The House has initiated impeachment proceedings more than 60 times, according to its historian’s office, and voted to impeach 20 individuals — 15 federal judges, one senator, one cabinet secretary and three presidents (Andrew Johnson in 1868, Bill Clinton in 1998 and Trump in 2019). Of that group, eight judges were convicted and removed from office by the Senate. Three of the judges were also disqualified from holding office again. The last instance was in 2010, involving Thomas Porteous, a federal judge in New Orleans who was accused of taking cash and bribes from lawyers and bail bondsmen with cases before his court, making false statements in declaring personal bankruptcy, and lying to the Senate during his confirmation.

3. What other repercussions would there be for Trump?

If impeached by the House and convicted by the Senate, Trump could lose many of the benefits afforded to former presidents, which, under the Former Presidents Act of 1958, include a lifetime pension, an annual travel budget and funding for an office and staff. Under that law, such perks are withheld from any president removed through the impeachment process (though he would still be entitled to Secret Service protection.) Whether a post-presidency conviction, such as Trump potentially faces, constitutes “removal” might be a question for the courts to decide. But experts point out that Congress could try to amend the law to make sure Trump loses his benefits.

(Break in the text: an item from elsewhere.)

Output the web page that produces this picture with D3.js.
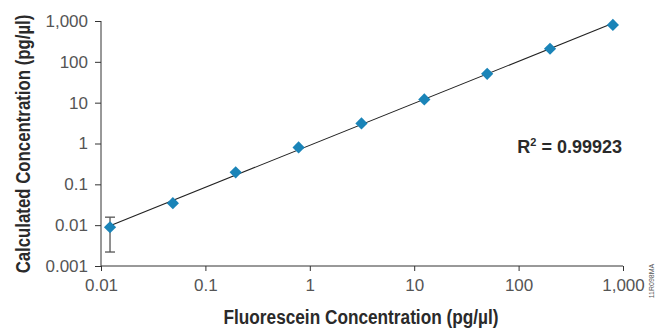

Protests As Joint Session Of Congress Confirms Presidential Election Result
Demonstrators mob a Police officer as they enter the U.S. Capitol building on Jan. 6.Photographer: Eric Lee/Bloomberg
4. Is there enough time left to impeach Trump?
There’s enough time for the House to pass one or more articles of impeachment — formal written charges for consideration by the Senate — but there’s little to no chance that the Senate would act by Jan. 20. Since the goal of many Democrats transcends removing Trump as president, however, acting quickly isn’t a necessity. In fact, it’s possible that House Democrats might delay sending any approved articles of impeachment to the Senate for a couple of months, so as not to interfere with the first 100 days or so of President-elect Joe Biden’s administration. No president has ever been convicted of impeachment, much less after leaving office, so the legality of a post-presidency impeachment conviction could be challenged, should it come to that.

5. What exactly is an impeachable offense?
Congress decides that. The U.S. Constitution says the president “shall be removed from office on impeachment for, and conviction of, treason, bribery, or other high crimes and misdemeanors.” As Congress has defined it through the years, the phrase “high crimes and misdemeanors” includes exceeding or abusing the powers of the presidency, or misusing the office for improper purpose or gain.

6. Does Congress have other options?
There’s been talk of deploying the 14th Amendment, enacted in the aftermath of the Civil War, to make Trump ineligible from running again. Section 3 of that amendment prohibits any government official who participated in or supported an insurrection against the U.S. from holding office in the future. Because a resolution citing the 14th Amendment wouldn’t seek to remove Trump from office, it may not require the same two-thirds Senate vote as an impeachment conviction, and it would sidestep a lengthy trial.